In comparision, our model do the classification directly in the latent space, so we never retrain the model but fine-tune the feature representations so that it is more robust with the novel classes.

Few-shot Multi-View Image Synthesis

Dataset: Celeb-HQ dataset [10]. We randomly select 35 attributes as training attributes and 5 (Black Hair, Gray Hair, Bald, Wearing Hat, and Aging) as few-shot test attributes. K = 5.
Compared Model: HoloGAN [1] and HoloGAN-proto (Ours)

The results at base setting and few-shot setting are shown in Fig. 11 and Fig. 12.

Figure 11 : generated images with HoloGAN and HoloGAN-proto at base setting.
Figure 12 : generated images with HoloGAN and HoloGAN-proto at novel setting.
We can see, in the few-shot case, the baseline tuned to remember some repeat patterns and almost colapse for the 3D identity. We think this is also because of the overfitting problem. However, at this time, since the CelebA-HQ dataset is an attribute dataset, the normal classifier can also utilize the shared feature representation and does not need to retrain the classifer from the scratch, so it can still synthesize meaningful images but overfit to some repeated patterns (the same problem with the third experiment). In comparison, our model can capture the shape, attribute and the 3D identity even with extreme low-data regime.
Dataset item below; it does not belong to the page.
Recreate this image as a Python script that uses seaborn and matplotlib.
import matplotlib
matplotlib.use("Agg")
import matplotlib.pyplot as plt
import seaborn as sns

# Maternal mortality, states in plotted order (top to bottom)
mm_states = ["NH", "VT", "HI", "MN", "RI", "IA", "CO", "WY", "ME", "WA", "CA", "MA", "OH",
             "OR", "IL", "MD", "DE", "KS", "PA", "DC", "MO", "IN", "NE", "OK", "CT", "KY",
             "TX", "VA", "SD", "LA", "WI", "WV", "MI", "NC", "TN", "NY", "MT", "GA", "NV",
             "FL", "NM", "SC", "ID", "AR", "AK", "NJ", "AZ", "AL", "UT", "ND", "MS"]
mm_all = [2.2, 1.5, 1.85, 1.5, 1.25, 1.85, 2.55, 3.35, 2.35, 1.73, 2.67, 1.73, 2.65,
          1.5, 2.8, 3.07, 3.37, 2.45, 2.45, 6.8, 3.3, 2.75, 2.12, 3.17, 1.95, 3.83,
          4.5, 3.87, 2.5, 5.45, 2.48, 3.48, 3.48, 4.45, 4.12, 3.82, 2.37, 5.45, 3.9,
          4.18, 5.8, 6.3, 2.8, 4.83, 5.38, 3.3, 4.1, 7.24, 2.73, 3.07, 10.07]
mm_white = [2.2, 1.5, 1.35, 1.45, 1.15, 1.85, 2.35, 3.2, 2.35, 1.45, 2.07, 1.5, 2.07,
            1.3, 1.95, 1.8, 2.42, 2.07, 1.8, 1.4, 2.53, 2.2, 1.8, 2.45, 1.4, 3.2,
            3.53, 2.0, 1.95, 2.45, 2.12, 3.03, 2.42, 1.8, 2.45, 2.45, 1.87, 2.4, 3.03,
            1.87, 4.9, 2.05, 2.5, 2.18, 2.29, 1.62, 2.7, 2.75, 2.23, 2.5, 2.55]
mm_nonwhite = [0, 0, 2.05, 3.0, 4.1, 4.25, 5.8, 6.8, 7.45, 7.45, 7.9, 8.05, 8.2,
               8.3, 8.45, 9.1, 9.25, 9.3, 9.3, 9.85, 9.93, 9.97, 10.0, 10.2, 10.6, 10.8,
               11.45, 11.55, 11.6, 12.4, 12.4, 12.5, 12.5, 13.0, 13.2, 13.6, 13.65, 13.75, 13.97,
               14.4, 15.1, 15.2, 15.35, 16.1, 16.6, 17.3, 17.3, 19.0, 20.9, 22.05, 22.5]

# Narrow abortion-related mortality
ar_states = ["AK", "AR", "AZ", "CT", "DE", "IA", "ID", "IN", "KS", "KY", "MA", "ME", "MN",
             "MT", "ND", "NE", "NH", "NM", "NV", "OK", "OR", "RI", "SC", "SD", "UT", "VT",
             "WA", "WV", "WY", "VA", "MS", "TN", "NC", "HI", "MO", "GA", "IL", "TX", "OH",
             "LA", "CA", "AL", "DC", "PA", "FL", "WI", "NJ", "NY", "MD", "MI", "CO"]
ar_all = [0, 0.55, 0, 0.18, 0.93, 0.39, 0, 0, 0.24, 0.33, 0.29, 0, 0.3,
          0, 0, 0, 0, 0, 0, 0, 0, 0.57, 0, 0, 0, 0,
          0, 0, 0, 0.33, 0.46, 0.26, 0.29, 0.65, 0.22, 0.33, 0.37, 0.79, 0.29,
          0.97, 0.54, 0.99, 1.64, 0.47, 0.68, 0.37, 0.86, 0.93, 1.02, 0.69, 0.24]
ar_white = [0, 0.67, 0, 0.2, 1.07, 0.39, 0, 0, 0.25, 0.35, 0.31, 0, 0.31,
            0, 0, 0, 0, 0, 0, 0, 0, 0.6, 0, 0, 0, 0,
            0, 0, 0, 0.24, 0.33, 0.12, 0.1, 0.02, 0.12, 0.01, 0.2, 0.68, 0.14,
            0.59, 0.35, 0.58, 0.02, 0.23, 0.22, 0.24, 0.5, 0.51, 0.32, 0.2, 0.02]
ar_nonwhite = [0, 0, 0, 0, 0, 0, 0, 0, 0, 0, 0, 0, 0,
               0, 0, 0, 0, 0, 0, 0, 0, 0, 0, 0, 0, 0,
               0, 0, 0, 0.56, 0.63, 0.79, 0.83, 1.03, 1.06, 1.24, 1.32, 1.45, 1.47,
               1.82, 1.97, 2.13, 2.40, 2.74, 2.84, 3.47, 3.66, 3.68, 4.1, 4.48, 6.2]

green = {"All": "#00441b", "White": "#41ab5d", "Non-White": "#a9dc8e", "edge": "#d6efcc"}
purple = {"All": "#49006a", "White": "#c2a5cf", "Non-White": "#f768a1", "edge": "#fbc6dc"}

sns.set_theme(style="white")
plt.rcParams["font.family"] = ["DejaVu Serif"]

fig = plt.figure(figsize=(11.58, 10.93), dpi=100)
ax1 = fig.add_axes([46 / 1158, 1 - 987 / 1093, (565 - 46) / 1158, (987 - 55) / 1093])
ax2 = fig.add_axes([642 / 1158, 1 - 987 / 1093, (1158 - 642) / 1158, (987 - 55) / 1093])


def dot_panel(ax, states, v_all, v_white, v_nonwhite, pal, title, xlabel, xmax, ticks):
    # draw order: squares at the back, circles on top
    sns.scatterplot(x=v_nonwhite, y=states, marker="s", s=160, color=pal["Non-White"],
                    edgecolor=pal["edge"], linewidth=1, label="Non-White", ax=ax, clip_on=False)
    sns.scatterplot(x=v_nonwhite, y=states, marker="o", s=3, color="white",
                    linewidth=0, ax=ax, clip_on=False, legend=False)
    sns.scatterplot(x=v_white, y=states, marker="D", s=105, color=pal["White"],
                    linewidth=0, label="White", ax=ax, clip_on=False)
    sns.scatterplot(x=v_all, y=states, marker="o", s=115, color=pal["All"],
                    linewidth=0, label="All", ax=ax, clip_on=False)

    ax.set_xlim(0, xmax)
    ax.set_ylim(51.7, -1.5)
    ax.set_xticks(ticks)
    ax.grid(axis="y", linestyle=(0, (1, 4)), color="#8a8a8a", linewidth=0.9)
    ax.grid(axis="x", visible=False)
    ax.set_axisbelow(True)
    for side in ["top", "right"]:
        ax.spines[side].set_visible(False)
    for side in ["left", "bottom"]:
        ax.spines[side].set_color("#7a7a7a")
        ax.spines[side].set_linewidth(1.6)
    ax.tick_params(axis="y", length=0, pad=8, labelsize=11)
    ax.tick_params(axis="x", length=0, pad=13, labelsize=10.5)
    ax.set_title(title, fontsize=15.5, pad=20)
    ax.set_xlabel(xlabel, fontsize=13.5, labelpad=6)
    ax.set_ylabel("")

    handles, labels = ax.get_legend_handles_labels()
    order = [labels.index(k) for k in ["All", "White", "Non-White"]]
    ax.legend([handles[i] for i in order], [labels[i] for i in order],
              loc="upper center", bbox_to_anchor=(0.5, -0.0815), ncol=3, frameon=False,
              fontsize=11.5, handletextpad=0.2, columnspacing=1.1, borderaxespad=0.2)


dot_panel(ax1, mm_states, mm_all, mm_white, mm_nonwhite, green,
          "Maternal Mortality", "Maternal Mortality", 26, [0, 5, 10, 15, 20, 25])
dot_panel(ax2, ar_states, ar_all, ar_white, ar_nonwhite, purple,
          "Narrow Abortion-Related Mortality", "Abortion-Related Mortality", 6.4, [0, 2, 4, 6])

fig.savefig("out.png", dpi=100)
Few-shot Multi-Domain Image Translation

Dataset: CelebA dataset [11]. We select a set of hair color attributes (blcak hair, blond hair, brown hair, bald and gray hair), which can be regarded as mutually exclusive image domains that have similar semantic definition. We use the first four domains as the training image domains that have abundant images and the last one as the few-shot domain that has only K images.
Compared Model: StarGAN [12], CycleGAN [13] and StarGAN-proto (Ours)
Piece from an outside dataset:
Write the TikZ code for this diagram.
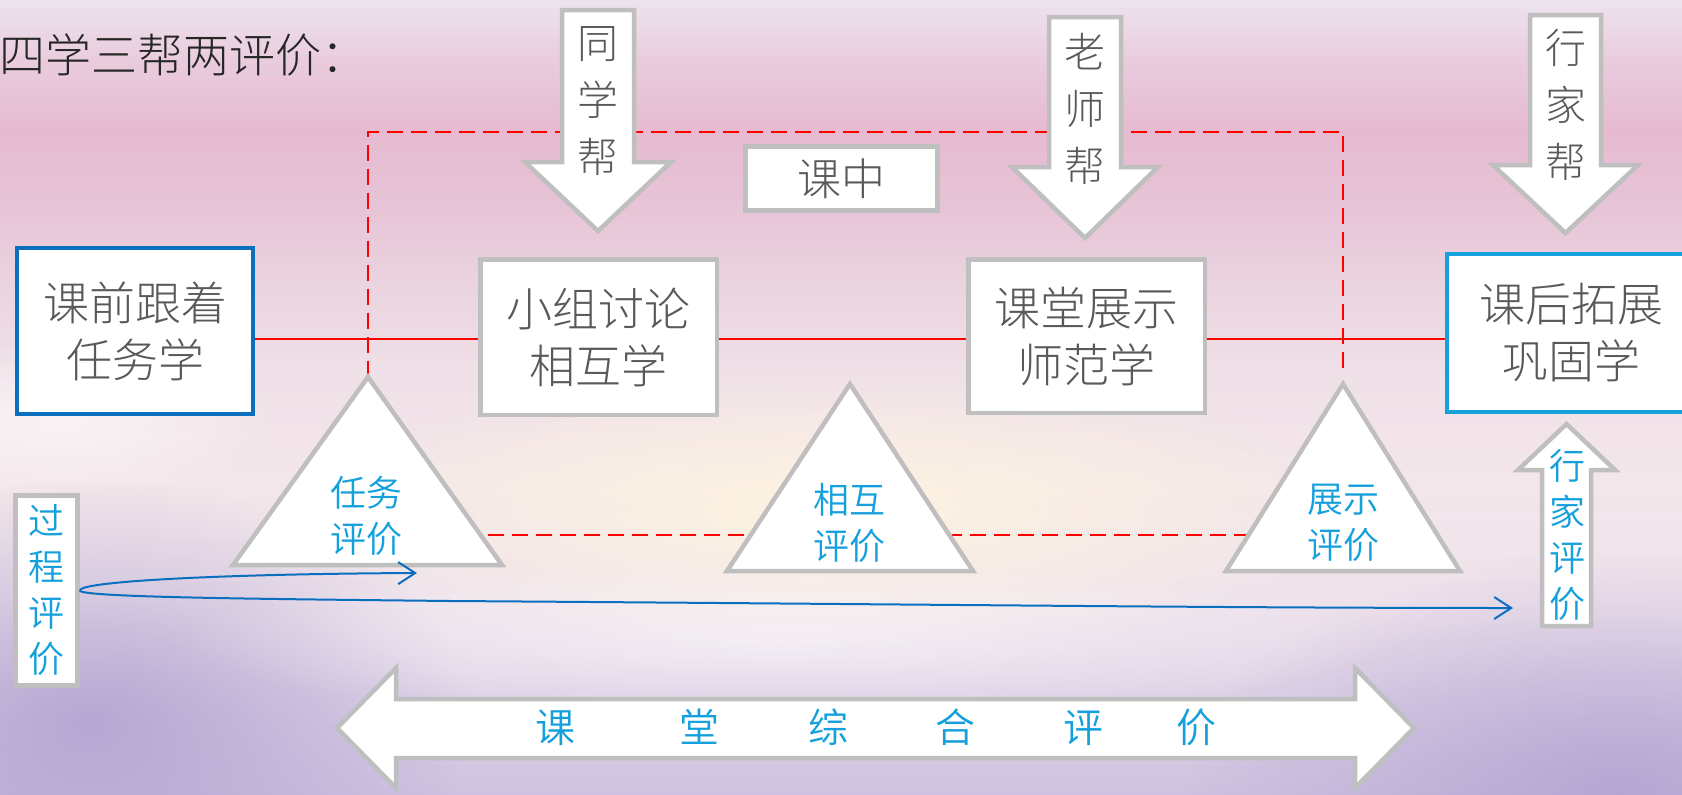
\documentclass[tikz,border=0pt]{standalone}
\usepackage{fontspec}
\IfFontExistsTF{Noto Sans CJK SC Light}{\setmainfont{Noto Sans CJK SC Light}}{\setmainfont{Noto Sans CJK SC}}
\IfFontExistsTF{Noto Sans CJK SC DemiLight}{\newfontfamily\evalfont{Noto Sans CJK SC DemiLight}}{\newfontfamily\evalfont{Noto Sans CJK SC}}
\usetikzlibrary{arrows.meta,fadings,calc}
\definecolor{boxgray}{HTML}{BFBFBF}
\definecolor{darkblue}{HTML}{0B6FC0}
\definecolor{lightblue}{HTML}{17A1DC}
\definecolor{txtblue}{HTML}{14A0DC}
\definecolor{txtgray}{HTML}{595959}
\definecolor{titlegray}{HTML}{262626}
\definecolor{redline}{HTML}{FF0000}
\definecolor{bgA}{HTML}{EDE3EE}
\definecolor{bgB}{HTML}{E9CCDD}
\definecolor{bgC}{HTML}{E6BAD0}
\definecolor{bgD}{HTML}{E7C3D6}
\definecolor{bgE}{HTML}{EAD3DF}
\definecolor{bgF}{HTML}{F0E1E8}
\definecolor{bgG}{HTML}{F3E6EA}
\definecolor{bgH}{HTML}{EFE3EC}
\definecolor{bgI}{HTML}{DDD0E6}
\definecolor{bgJ}{HTML}{CFC2E0}
\definecolor{purpleA}{HTML}{A99BCD}
\definecolor{warmA}{HTML}{FFF5DF}
\tikzfading[name=fuzzyglow, inner color=transparent!0, outer color=transparent!100]
\begin{document}
\begin{tikzpicture}[x=1pt,y=-1pt,
  graybox/.style={draw=boxgray, line width=4.5pt, fill=white, inner sep=0pt},
  blubox/.style={draw=#1, line width=4pt, fill=white, inner sep=0pt},
  boxtxt/.style={text=txtgray, align=center, font=\fontsize{46}{57}\selectfont},
  helptxt/.style={text=txtgray, align=center, font=\fontsize{41}{57}\selectfont, inner sep=0pt},
  evaltxt/.style={text=txtblue, align=center, font=\evalfont\fontsize{36}{46}\selectfont, inner sep=0pt},
  shapeline/.style={draw=boxgray, line width=4.5pt, fill=white},
  reddash/.style={draw=redline, line width=2.3pt, dash pattern=on 16pt off 8pt},
  redsolid/.style={draw=redline, line width=1.8pt},
  flowcurve/.style={draw=darkblue, line width=2pt, -{Straight Barb[length=17pt,width=22pt]}},
]
\path[use as bounding box] (0,0) rectangle (1682,795);
% background
\begin{scope}
\clip (0,0) rectangle (1682,795);
\fill[top color=bgA, bottom color=bgB] (0,0) rectangle (1682,61);
\fill[top color=bgB, bottom color=bgC] (0,60) rectangle (1682,131);
\fill[top color=bgC, bottom color=bgD] (0,130) rectangle (1682,201);
\fill[top color=bgD, bottom color=bgE] (0,200) rectangle (1682,281);
\fill[top color=bgE, bottom color=bgF] (0,280) rectangle (1682,381);
\fill[top color=bgF, bottom color=bgG] (0,380) rectangle (1682,481);
\fill[top color=bgG, bottom color=bgH] (0,480) rectangle (1682,601);
\fill[top color=bgH, bottom color=bgI] (0,600) rectangle (1682,701);
\fill[top color=bgI, bottom color=bgJ] (0,700) rectangle (1682,795);
\fill[color=purpleA, path fading=fuzzyglow, opacity=.75] (90,720) ellipse [x radius=380, y radius=240];
\fill[color=purpleA, path fading=fuzzyglow, opacity=.7] (1620,790) ellipse [x radius=430, y radius=240];
\fill[color=warmA, path fading=fuzzyglow, opacity=.9] (830,510) ellipse [x radius=540, y radius=140];
\fill[white, path fading=fuzzyglow, opacity=.6] (60,420) ellipse [x radius=220, y radius=80];
\fill[white, path fading=fuzzyglow, opacity=.5] (780,640) ellipse [x radius=620, y radius=80];
\end{scope}

% key coordinates
\coordinate (t1a) at (368,377);
\coordinate (t1l) at (233,565);
\coordinate (t1r) at (502,565);
\coordinate (t2a) at (850,384);
\coordinate (t2l) at (727,571);
\coordinate (t2r) at (973,571);
\coordinate (t3a) at (1343,384);
\coordinate (t3l) at (1226,571);
\coordinate (t3r) at (1460,571);
\coordinate (dtop) at (0,132);
\coordinate (dlow) at (0,535);
\coordinate (rl) at (0,339);

% dashed red lines
\draw[reddash] (t1a) -- (t1a |- dtop) -- (t3a |- dtop) -- ($(t3a)+(0,-16)$);
\draw[reddash] (t1a |- dlow) -- (t2a |- dlow);
\draw[reddash] (t2a |- dlow) -- (t3a |- dlow);

% boxes
\node[blubox=darkblue, boxtxt, minimum width=236pt, minimum height=166pt] (b1) at (135,331) {课前跟着\\任务学};
\node[graybox, boxtxt, minimum width=236.5pt, minimum height=155.5pt] (b2) at (598.5,337) {小组讨论\\相互学};
\node[graybox, boxtxt, minimum width=236.5pt, minimum height=153.5pt] (b3) at (1086.5,336) {课堂展示\\师范学};
\node[blubox=lightblue, boxtxt, minimum width=248pt, minimum height=158pt] (b4) at (1571,333) {课后拓展\\巩固学};

% red solid line
\draw[redsolid] (b1.east |- rl) -- (b2.west |- rl);
\draw[redsolid] (b2.east |- rl) -- (b3.west |- rl);
\draw[redsolid] (b3.east |- rl) -- (b4.west |- rl);

% triangles
\draw[shapeline] (t1a) -- (t1r) -- (t1l) -- cycle;
\draw[shapeline] (t2a) -- (t2r) -- (t2l) -- cycle;
\draw[shapeline] (t3a) -- (t3r) -- (t3l) -- cycle;
\node[evaltxt] (e1) at (366,516) {任务\\评价};
\node[evaltxt] (e2) at (849,523) {相互\\评价};
\node[evaltxt] (e3) at (1343,523) {展示\\评价};

% down arrows
\draw[shapeline] (562,10) -- (634,10) -- (634,162) -- (671,162) -- (598,231) -- (525,162) -- (562,162) -- cycle;
\node[helptxt] (h1) at (598,101) {同\\学\\帮};
\draw[shapeline] (1049,17) -- (1121,17) -- (1121,167) -- (1158,167) -- (1085,238) -- (1012,167) -- (1049,167) -- cycle;
\node[helptxt] (h2) at (1085,108.5) {老\\师\\帮};
\draw[shapeline] (1530,15) -- (1601,15) -- (1601,165) -- (1638,165) -- (1565.5,233) -- (1493,165) -- (1530,165) -- cycle;
\node[helptxt] (h3) at (1566,104.5) {行\\家\\帮};

% lesson box
\node[graybox, minimum width=192pt, minimum height=64pt, font=\fontsize{44}{50}\selectfont, text=txtgray] (kz) at (841.5,178.5) {课中};

% up arrow
\draw[shapeline] (1566.5,424) -- (1615,470) -- (1591,470) -- (1591,626) -- (1542,626) -- (1542,470) -- (1518,470) -- cycle;
\node[evaltxt] (hj) at (1567,535) {行\\家\\评\\价};

% process evaluation box
\node[graybox, evaltxt, minimum width=62pt, minimum height=190pt] (gc) at (46.5,590.5) {过\\程\\评\\价};

% double arrow
\draw[shapeline] (337,728) -- (396,668) -- (396,699) -- (1355,699) -- (1355,668) -- (1414,728) -- (1355,788) -- (1355,758) -- (396,758) -- (396,788) -- cycle;
\node[anchor=west, inner sep=0pt, text=txtblue, font=\evalfont\fontsize{40}{44}\selectfont] (zh) at (535,727) {课\hspace{104pt}堂\hspace{89pt}综\hspace{87pt}合\hspace{88pt}评\hspace{73pt}价};

% title
\node[anchor=west, inner sep=0pt, text=titlegray, font=\fontsize{46}{50}\selectfont] (title) at (-1,55) {四学三帮两评价：};

% blue curves
\coordinate (tipA) at (417,573);
\coordinate (tipB) at (1513,608);
\coordinate (lm) at (450,601);
\draw[flowcurve] (gc.east) .. controls +(0,-9) and +(-200,1) .. (tipA);
\draw[flowcurve] (gc.east) .. controls +(0,7) and +(-180,-2) .. (lm) .. controls +(450,3) and +(-300,0) .. (tipB);
\end{tikzpicture}
\end{document}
For the task of multi-domain image translation, our proposed method is to have the StarGAN generator working with the prototypical discriminator. We have CycleGAN and StarGAN as the baselines for comparison. The goal of the experiments is to translate multiple hair colors to gray hair. We use the gray hair as the few-shot domain for finetuning and the others for base model training. Figure 13 illustrates the experiment results on the CelebA dataset with different K values.
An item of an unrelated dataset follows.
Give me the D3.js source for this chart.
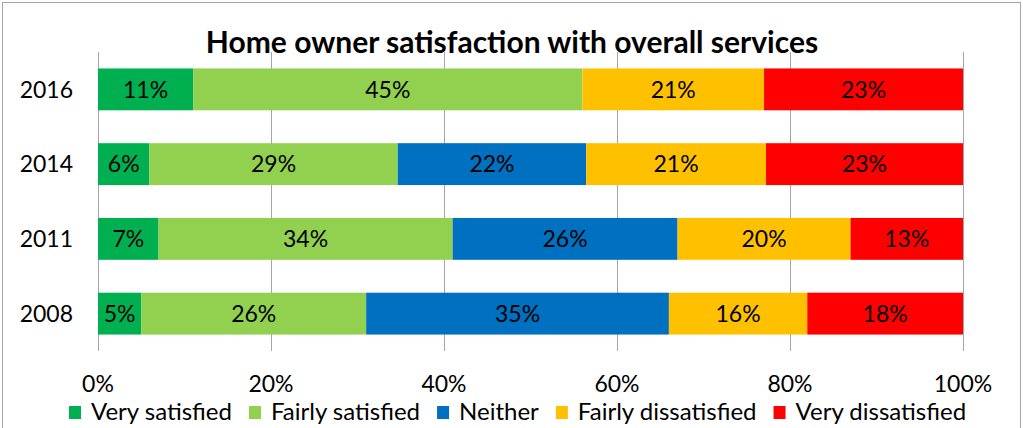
<!DOCTYPE html>
<html>
<head>
<meta charset="utf-8">
<script src="https://cdn.jsdelivr.net/npm/d3@7"></script>
<style>
	body { margin: 0; background: #fff; }
	text { font-family: Lato, "Open Sans", sans-serif; fill: #000; }
</style>
</head>
<body>
<div id="chart"></div>
<script>
const years = ["2016", "2014", "2011", "2008"]
const categories = ["Very satisfied", "Fairly satisfied", "Neither", "Fairly dissatisfied", "Very dissatisfied"]
const colors = ["#00B050", "#92D050", "#0070C0", "#FFC000", "#FF0000"]
const verySatisfied = [11, 6, 7, 5]
const fairlySatisfied = [45, 29, 34, 26]
const neither = [0, 22, 26, 35]
const fairlyDissatisfied = [21, 21, 20, 16]
const veryDissatisfied = [23, 23, 13, 18]
const xTicks = [0, 0.2, 0.4, 0.6, 0.8, 1]

const params = {
	width: 1023, height: 428,
	left: 98, right: 963, top: 52, bottom: 351,
	title: "Home owner satisfaction with overall services"
}

const series = [verySatisfied, fairlySatisfied, neither, fairlyDissatisfied, veryDissatisfied]

// rows of {year, key: value}
const rows = years.map((y, i) => {
	const row = { year: y }
	categories.forEach((c, j) => row[c] = series[j][i])
	return row
})

const stacked = d3.stack()
	.keys(categories)
	.offset(d3.stackOffsetExpand)(rows)

const svg = d3.select("#chart").append("svg")
	.attr("width", params.width)
	.attr("height", params.height)

// outer border
svg.append("rect")
	.attr("x", 2.5).attr("y", 2.5)
	.attr("width", 1018).attr("height", 430)
	.attr("fill", "none")
	.attr("stroke", "#a6a6a6")

const xScale = d3.scaleLinear().domain([0, 1]).range([params.left, params.right])
const yScale = d3.scaleBand().domain(years).range([params.top, params.bottom]).paddingInner(0.44).paddingOuter(0.22)

// gridlines
svg.append("g")
	.selectAll("line")
	.data(xTicks)
	.join("line")
	.attr("x1", d => Math.round(xScale(d)) + 0.5)
	.attr("x2", d => Math.round(xScale(d)) + 0.5)
	.attr("y1", params.top)
	.attr("y2", params.bottom)
	.attr("stroke", "#a6a6a6")

// bars
const layer = svg.append("g")
	.selectAll("g")
	.data(stacked)
	.join("g")
	.attr("fill", (d, i) => colors[i])

layer.selectAll("rect")
	.data(d => d.filter(s => s[1] - s[0] > 0))
	.join("rect")
	.attr("x", d => xScale(d[0]))
	.attr("width", d => xScale(d[1]) - xScale(d[0]))
	.attr("y", d => yScale(d.data.year))
	.attr("height", yScale.bandwidth())

// data labels
layer.selectAll("text")
	.data((d, i) => d.filter(s => s[1] - s[0] > 0).map(s => ({ s, key: d.key })))
	.join("text")
	.attr("x", d => (xScale(d.s[0]) + xScale(d.s[1])) / 2)
	.attr("y", d => yScale(d.s.data.year) + yScale.bandwidth() / 2)
	.attr("dy", "0.36em")
	.attr("text-anchor", "middle")
	.attr("font-size", "23px")
	.text(d => d.s.data[d.key] + "%")

// y axis labels
svg.append("g")
	.selectAll("text")
	.data(years)
	.join("text")
	.attr("x", 73)
	.attr("y", d => yScale(d) + yScale.bandwidth() / 2)
	.attr("dy", "0.36em")
	.attr("text-anchor", "end")
	.attr("font-size", "23px")
	.text(d => d)

// x axis labels
svg.append("g")
	.selectAll("text")
	.data(xTicks)
	.join("text")
	.attr("x", d => xScale(d))
	.attr("y", 392)
	.attr("text-anchor", "middle")
	.attr("font-size", "23px")
	.text(d3.format(".0%"))

// title
svg.append("text")
	.attr("x", 512)
	.attr("y", 53)
	.attr("text-anchor", "middle")
	.attr("font-size", "30px")
	.attr("font-weight", "bold")
	.text(params.title)

// legend
const legend = svg.append("g")
let lx = 69
categories.forEach((c, i) => {
	legend.append("rect")
		.attr("x", lx).attr("y", 406)
		.attr("width", 12).attr("height", 13)
		.attr("fill", colors[i])
	const t = legend.append("text")
		.attr("x", lx + 22)
		.attr("y", 420)
		.attr("font-size", "24px")
		.text(c)
	lx += 22 + t.node().getComputedTextLength() + 17
})
</script>
</body>
</html>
Figure 13: Experiment results on the CelebA dataset with different K values.

The first row represents the raw input images and the other rows are results with only K images as the novel class dataset. As we can see from the second column, CycleGAN achieves a good translation of hair color, but it overfits and modifies much image details besides hair color. Larger changes are observed when K becomes smaller. In general CycleGAN tends to make the whole image to be brighter instead of aiming at the target attribute in few-shot settings.
As for StarGAN, it overcomes the shortcoming of CycleGAN in retaining details from input images. We could see that StarGAN does learn to change the hair to be whiter and brighter to some extent while keeping other features almost unaltered. However, there is a tendency of overfitting when K gets smaller, which indicates the lack of robustness in the few-shot setting.
Our approach, on the one hand, has a better performance in terms of robustness in the few-shot setting. It can maintain many details of the input even with very limited training images. However, we also admit that our approach does not have a very compelling performance of domain translation. We can see that the hair color does become closer to gray but the translation effect is not very conspicuous, for which further exploration is needed.


Conclusion

In this project, we propose a general prototypical-based architecture for few-shot image synthesis and verify this architecture with three diferent models targeting three different tasks. The overall spirit is that our prototypical discriminator can better utilize the pre-trained features so that the discriminator can give useful feedbacks to guide the generator to work for few-shot setting. The experimental results showed that our architecture is robust and can boost the diversity of the generated images with low-data regime.


References

[1] Zhang, Han, et al. "Self-attention generative adversarial networks." ICML. 2019.
[2] Nguyen-Phuoc, Thu, et al. "Hologan: Unsupervised learning of 3d representations from natural images." ICCV. 2019.
[3] Choi, Yunjey, et al. "Stargan: Unified generative adversarial networks for multi-domain image-to-image translation." CVPR. 2018.
[4] Bao, Zhipeng, Yu-Xiong Wang, and Martial Hebert. "Bowtie Networks: Generative Modeling for Joint Few-Shot Recognition and Novel-View Synthesis." ICLR. 2021.
[5] Hariharan, Bharath, and Ross Girshick. "Low-shot visual recognition by shrinking and hallucinating features." ICCV. 2017.
[6] Snell, Jake, Kevin Swersky, and Richard S. Zemel. "Prototypical networks for few-shot learning." NeurIPS. 2017.
[7] Karras, Tero, Samuli Laine, and Timo Aila. "A style-based generator architecture for generative adversarial networks." CVPR. 2019.
[8] Mirza, Mehdi, and Simon Osindero. "Conditional generative adversarial nets." arXiv preprint arXiv:1411.1784 (2014).
[9] Welinder, Peter, et al. "Caltech-UCSD birds 200." (2010).
[10] Lee, Cheng-Han, et al. "Maskgan: Towards diverse and interactive facial image manipulation." CVPR. 2020.
[11] Liu, Ziwei, et al. "Large-scale celebfaces attributes (celeba) dataset." Retrieved August 15.2018 (2018): 11.
[12] Choi, Yunjey, et al. "Stargan: Unified generative adversarial networks for multi-domain image-to-image translation." CVPR. 2018.
[13] Zhu, Jun-Yan, et al. "Unpaired image-to-image translation using cycle-consistent adversarial networks." ICCV. 2017.